If you know me, you probably already know what I chose. I stood slowly, gingerly testing my treacherous ankle. Well, here goes nothing. I grit my teeth and let my body lean forward as I lurched unsteadily down the trail. After a few minutes, the sharpness of the pain subsided into a dull, manageable ache. It wasn't fun, it wasn't quick, and it definitely wasn't pretty, but I finally made it to my car. I ripped into the ice chest like a scavenging bear and tended to my injuries. I was done!

It took a few minutes after icing my ankle and soaking up my own awesomeness before I realized the worst wasn't over. I had a manual transmission in my car. This meant a 45 minute drive home and a quick prayer that there wouldn't be any traffic. I damn near almost cried at the prospect.

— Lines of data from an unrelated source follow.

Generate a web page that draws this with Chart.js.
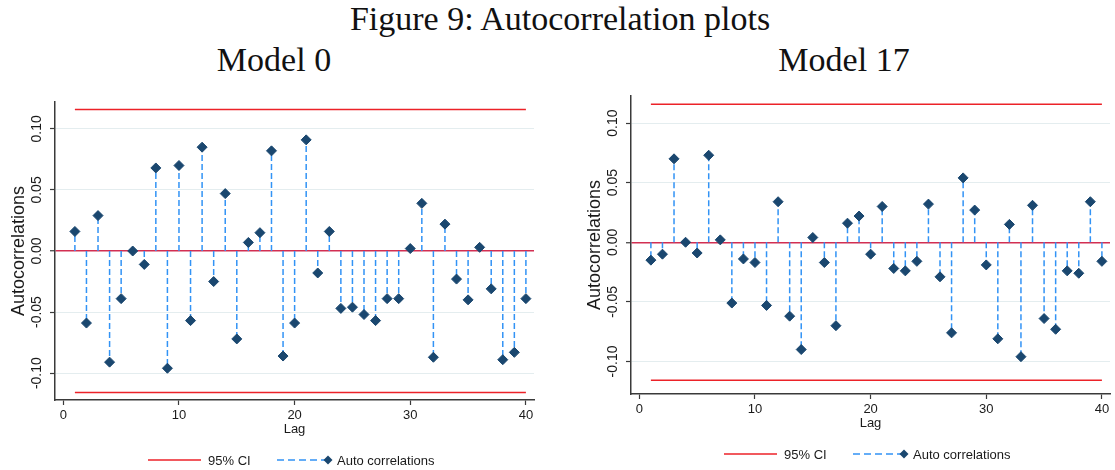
<!DOCTYPE html>
<html>
<head>
<meta charset="utf-8">
<script src="https://cdn.jsdelivr.net/npm/chart.js@4.4.1/dist/chart.umd.min.js"></script>
<style>
  html, body { margin: 0; padding: 0; background: #fff; overflow: hidden; }
  #page { position: relative; width: 1115px; height: 470px; }
  .cap {
    position: absolute; transform: translateX(-50%);
    font-family: "Liberation Serif", serif; font-size: 34px; line-height: 1;
    color: #111; white-space: nowrap;
  }
  canvas { position: absolute; }
</style>
</head>
<body>
<div id="page">
  <div class="cap" style="left:560px; top:2px;">Figure 9: Autocorrelation plots</div>
  <div class="cap" style="left:274px; top:43px;">Model 0</div>
  <div class="cap" style="left:844px; top:43px;">Model 17</div>
  <canvas id="acf0" width="540" height="470" style="left:0; top:0;"></canvas>
  <canvas id="acf17" width="540" height="470" style="left:576px; top:-6px;"></canvas>
</div>
<script>
// lags 1..40
const lags = [1, 2, 3, 4, 5, 6, 7, 8, 9, 10, 11, 12, 13, 14, 15, 16, 17, 18, 19, 20,
              21, 22, 23, 24, 25, 26, 27, 28, 29, 30, 31, 32, 33, 34, 35, 36, 37, 38, 39, 40];

const acfModel0 = [0.016, -0.059, 0.029, -0.091, -0.039, 0.000, -0.011, 0.068, -0.096, 0.070,
                   -0.057, 0.085, -0.025, 0.047, -0.072, 0.007, 0.015, 0.082, -0.086, -0.059,
                   0.091, -0.018, 0.016, -0.047, -0.046, -0.052, -0.057, -0.039, -0.039, 0.002,
                   0.039, -0.087, 0.022, -0.023, -0.040, 0.003, -0.031, -0.089, -0.083, -0.039];

const acfModel17 = [-0.015, -0.010, 0.070, 0.000, -0.009, 0.073, 0.002, -0.051, -0.014, -0.017,
                    -0.053, 0.034, -0.062, -0.090, 0.004, -0.017, -0.070, 0.016, 0.022, -0.010,
                    0.030, -0.022, -0.024, -0.016, 0.032, -0.029, -0.076, 0.054, 0.027, -0.019,
                    -0.081, 0.015, -0.096, 0.031, -0.064, -0.073, -0.024, -0.026, 0.034, -0.016];

// 95% band is drawn from first to last lag
const ciLags = [1, 40];
const ciLimit = 0.1158;

const xTicks = [0, 10, 20, 30, 40];
const yTicks = [-0.10, -0.05, 0.00, 0.05, 0.10];

const family = '"Liberation Sans", Arial, sans-serif';
const textColor = '#1a1a1a';
const axisColor = '#3a3a3a';
const gridColor = '#e4edef';
const zeroColor = '#d22f52';
const ciColor = '#ec2228';
const stemColor = '#3293f5';
const markerColor = '#1a476f';

Chart.defaults.font.family = family;

// dashed stems from zero up/down to each autocorrelation
const stemPlugin = {
  id: 'stems',
  beforeDatasetsDraw(chart) {
    const meta = chart.getDatasetMeta(2);
    const y0 = chart.scales.y.getPixelForValue(0);
    const ctx = chart.ctx;
    ctx.save();
    ctx.strokeStyle = stemColor;
    ctx.lineWidth = 1.5;
    ctx.setLineDash([6, 3]);
    meta.data.forEach(pt => {
      ctx.beginPath();
      ctx.moveTo(pt.x, y0);
      ctx.lineTo(pt.x, pt.y);
      ctx.stroke();
    });
    ctx.restore();
  }
};

// legend row under the x axis
const keyPlugin = {
  id: 'key',
  afterDraw(chart) {
    const ctx = chart.ctx;
    const y = 460;
    ctx.save();
    ctx.lineWidth = 1.6;
    ctx.strokeStyle = ciColor;
    ctx.beginPath();
    ctx.moveTo(148, y);
    ctx.lineTo(201, y);
    ctx.stroke();

    ctx.strokeStyle = stemColor;
    ctx.lineWidth = 1.5;
    ctx.setLineDash([7, 4]);
    ctx.beginPath();
    ctx.moveTo(277, y);
    ctx.lineTo(325, y);
    ctx.stroke();
    ctx.setLineDash([]);

    ctx.fillStyle = markerColor;
    ctx.beginPath();
    ctx.moveTo(328, y - 4.5);
    ctx.lineTo(332.5, y);
    ctx.lineTo(328, y + 4.5);
    ctx.lineTo(323.5, y);
    ctx.closePath();
    ctx.fill();

    ctx.fillStyle = textColor;
    ctx.font = '13px ' + family;
    ctx.textBaseline = 'middle';
    ctx.fillText('95% CI', 208, y + 1);
    ctx.fillText('Auto correlations', 337, y + 1);
    ctx.restore();
  }
};

function acfChart(id, values, yMin, yMax) {
  return new Chart(document.getElementById(id), {
    type: 'scatter',
    data: {
      datasets: [
        {
          label: '95% CI',
          data: ciLags.map(l => ({ x: l, y: ciLimit })),
          showLine: true, borderColor: ciColor, borderWidth: 1.6, pointRadius: 0
        },
        {
          label: '95% CI lower',
          data: ciLags.map(l => ({ x: l, y: -ciLimit })),
          showLine: true, borderColor: ciColor, borderWidth: 1.6, pointRadius: 0
        },
        {
          label: 'Auto correlations',
          data: lags.map((l, i) => ({ x: l, y: values[i] })),
          showLine: false, pointStyle: 'rectRot', pointRadius: 5,
          backgroundColor: markerColor, borderColor: markerColor, borderWidth: 1
        }
      ]
    },
    options: {
      responsive: false,
      animation: false,
      layout: { padding: { top: 102, right: 5, left: 0, bottom: 0 } },
      plugins: { legend: { display: false }, tooltip: { enabled: false } },
      scales: {
        x: {
          type: 'linear', min: -0.72, max: 40.7,
          afterBuildTicks: s => { s.ticks = xTicks.map(v => ({ value: v })); },
          afterFit: s => { s.height = 70; },
          grid: { drawOnChartArea: false, tickLength: 5, tickColor: axisColor, tickWidth: 1.2 },
          border: { color: axisColor, width: 1.5 },
          ticks: { font: { size: 13 }, color: textColor, padding: 3, maxRotation: 0 },
          title: {
            display: true, text: 'Lag', font: { size: 13 }, color: textColor,
            padding: { top: 0, bottom: 33 }
          }
        },
        y: {
          min: yMin, max: yMax,
          afterBuildTicks: s => { s.ticks = yTicks.map(v => ({ value: v })); },
          afterFit: s => { s.width = 55; },
          grid: {
            color: c => (c.tick && c.tick.value === 0 ? zeroColor : gridColor),
            lineWidth: c => (c.tick && c.tick.value === 0 ? 1.5 : 1),
            tickColor: axisColor, tickLength: 5, tickWidth: 1.2
          },
          border: { color: axisColor, width: 1.5 },
          ticks: {
            minRotation: 90, maxRotation: 90, crossAlign: 'center', padding: -3,
            font: { size: 14 }, color: textColor,
            callback: v => v.toFixed(2)
          },
          title: {
            display: true, text: 'Autocorrelations', font: { size: 18 }, color: textColor,
            padding: { top: 8, bottom: 0 }
          }
        }
      }
    },
    plugins: [stemPlugin, keyPlugin]
  });
}

acfChart('acf0', acfModel0, -0.122, 0.122);
acfChart('acf17', acfModel17, -0.1273, 0.1227);
</script>
</body>
</html>
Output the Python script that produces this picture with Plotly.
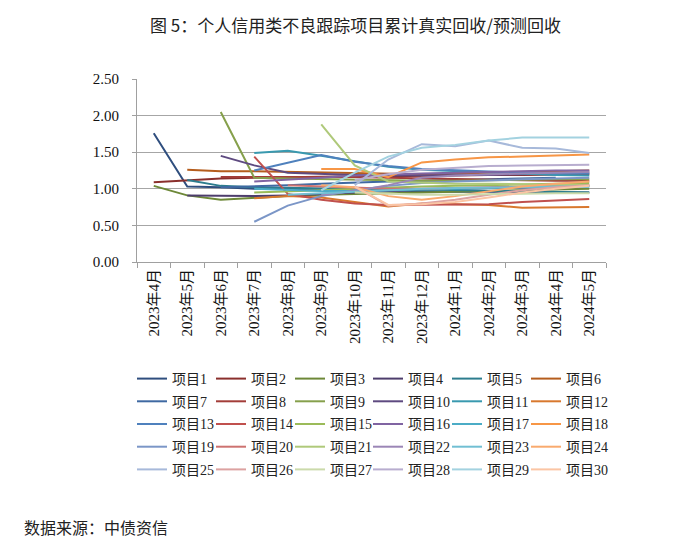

Later, the damage would be assessed by my doctor and declared to be a grade III sprain. It would be almost six weeks before I was able to run again. 

Cirque of the Towers, Wind River Range, Wyoming

Cirque of the Towers, Wind River Range, Wyoming

This was my initiation into the world of trail running. And given the less than friendly welcome, I never would have thought this sport would become the cornerstone of my existence. I've given up countless nights and weekends to grind it out alone on the trail, far from friends, boyfriends, and good times galore. I've put my career on hold in favor of low-paying seasonal jobs that allow me time to train during the day before clocking in for a full 8 hours at night. There have been gallons of sweat and more than a few instances of literal blood shed. So many tears have been spilled both on the trail and because of the trail. And I've loved every second of it all, even when I hated it.

But all of those hours spent hustling on the mountainsides have introduced me to the two most important lessons of my adult life: humility and persistence. And while I'm far from finished with my studies, I'm thankful for the opportunity to learn them both the hard way.